Where to Eat Greek in Sydney: A Local's Honest Guide
Everyone has a favourite Greek restaurant in Sydney. Usually it is the one their parents took them to, or the one closest to their house, or the one where the owner knows their name. I respect that loyalty. But I have eaten at dozens of Greek places across this city over the past twenty years, and I have opinions.
This is not a definitive ranking. It is a personal guide from someone who grew up eating Greek food and knows what the real thing tastes like. I have left out places that charge thirty-five dollars for a plate of saganaki and places where the moussaka comes from a packet. What remains is a list of restaurants where I would happily eat any night of the week.
The Inner West: Still the Heartland
Marrickville remains the spiritual home of Greek food in Sydney. The community has been here since the 1950s, and while gentrification has changed the suburb, the Greek institutions endure.
The old-school tavernas along Marrickville Road are where you go for no-frills, generous, home-style cooking. You know the places: laminated menus, paper tablecloths, fluorescent lighting, and some of the best food in the city. The mixed grill plates are enormous. The dips are made in-house. The chips come with chicken salt whether you ask for it or not.
Earlwood and Canterbury have their own gems. There are a couple of spots on Homer Street in Earlwood that have been serving the same community for decades. The servings are vast, the prices are reasonable, and the grilled lamb cutlets are exceptional.
The CBD and Surrounds
The city has seen a wave of modern Greek restaurants over the past decade, and some of them are genuinely excellent. These are places that take traditional recipes seriously but present them in a more polished setting.
The better ones understand that modernising Greek food does not mean deconstructing it beyond recognition. A good modern Greek restaurant still serves a recognisable horiatiki, proper feta, and grilled meats over charcoal. What changes is the wine list, the ambiance, and perhaps some creative touches on the meze menu.

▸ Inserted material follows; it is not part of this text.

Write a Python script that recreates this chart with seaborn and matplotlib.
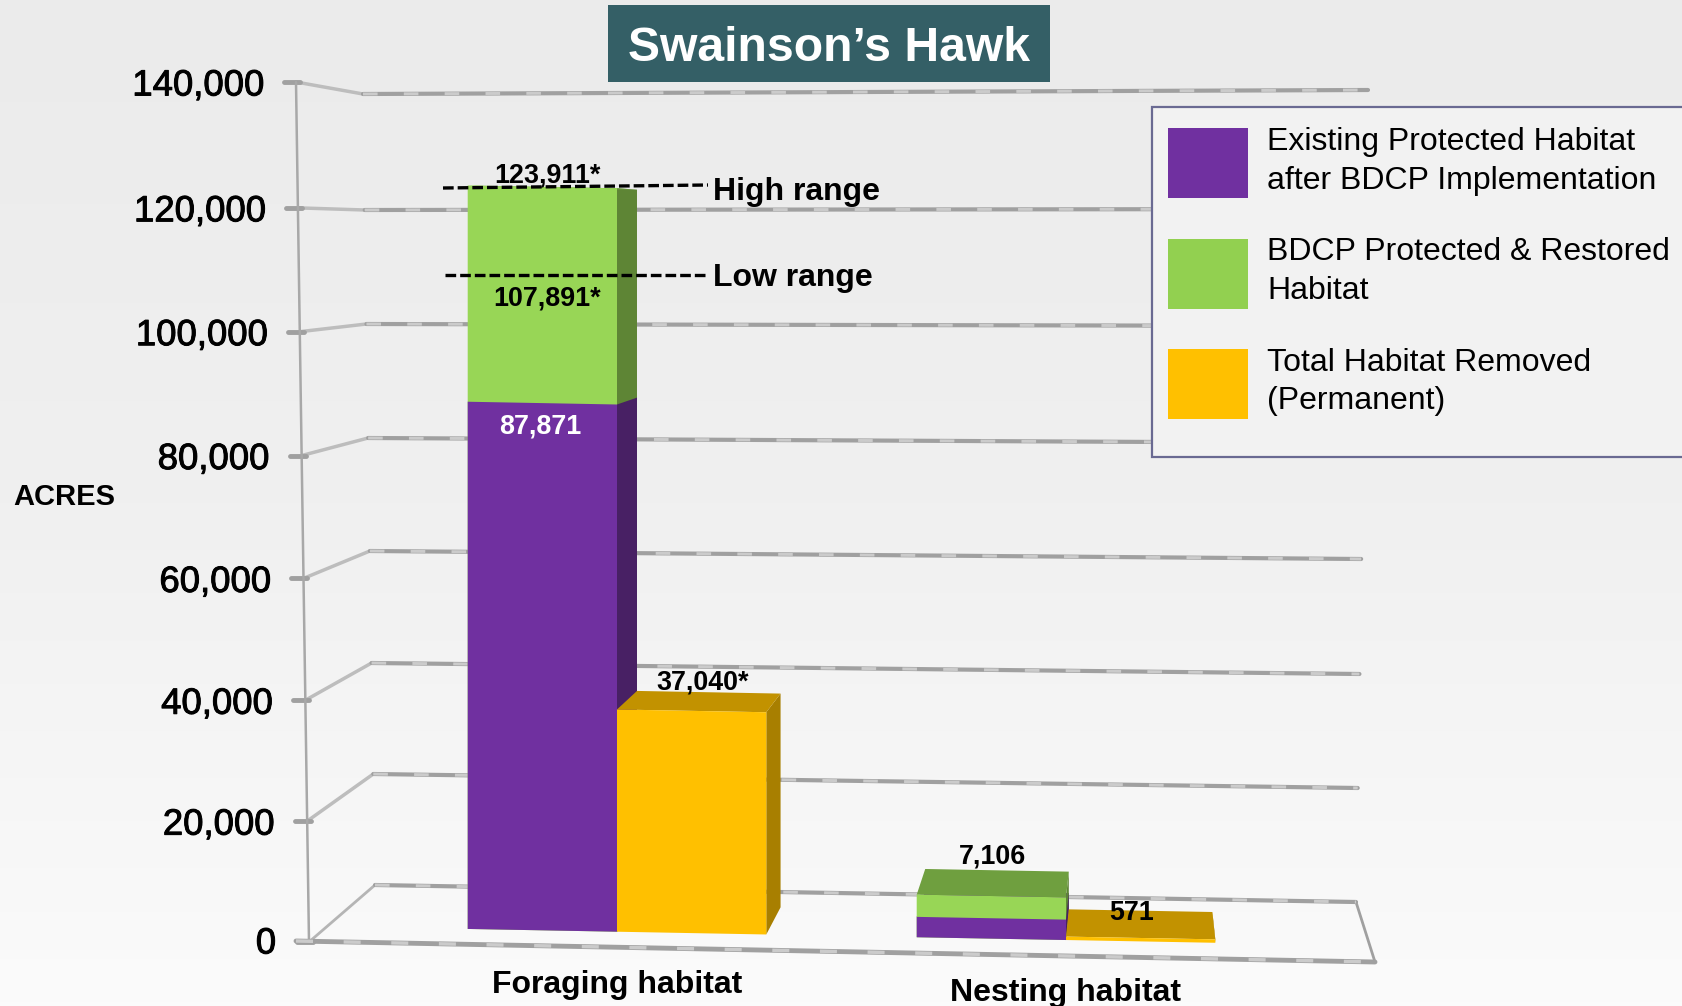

There are a couple of places in Surry Hills doing interesting things with Greek-inspired small plates. The kind of places where the octopus is grilled properly and the taramasalata is made with proper carp roe rather than the fluorescent pink stuff.
The Northern Beaches and North Shore
Greek food on the North Shore has historically been harder to find, but there are pockets of excellence. A few family-run places in places like Crows Nest and Lane Cove serve solid traditional food.
What I Look For
When I walk into a Greek restaurant, I check a few things immediately:
The bread. Is it fresh and warm? Is there olive oil for dipping? The bread tells you a lot about how seriously the kitchen takes its job.
The dips. Tzatziki, taramasalata, and melitzanosalata should all be made in-house. If the tzatziki is watery or the taramasalata is neon pink, these are red flags.
The grill. Greek food is fundamentally about the grill. Lamb, chicken, pork, and seafood cooked over charcoal or wood. If a restaurant does not have a proper grill, the food will lack that essential smoky character.
The olive oil. It should be Greek or at least good quality Australian. You can taste the difference between a kitchen that uses good olive oil and one that does not.
The wine list. A Greek restaurant should have Greek wines. Assyrtiko, Xinomavro, Moschofilero, Agiorgitiko. If the wine list is entirely Australian with no Greek options, the owners are missing the point.
A Note on Price
Some of the best Greek food in Sydney is also some of the most affordable. The old-school tavernas in Marrickville and Earlwood offer extraordinary value. A couple can eat extremely well for under sixty dollars including wine.
The modern Greek restaurants in the city and inner suburbs charge more, as you would expect, but they should also deliver more. Better wine, better service, a more refined experience. If a restaurant is charging premium prices for average food, it does not matter how nice the fit-out is.
My Advice
Do not chase trends. The Greek restaurant that has been on the same corner for thirty years, run by the same family, using the same recipes, is almost always better than the new place that just opened with a social media campaign and an influencer launch party.
Greek food is fundamentally honest food. It does not hide behind technique or presentation. When it is good, you know it immediately. When it is not, no amount of atmosphere can save it.
Find a place that feels like someone’s kitchen, where the food tastes like it was made by someone who cares, and keep going back. That is the Greek way.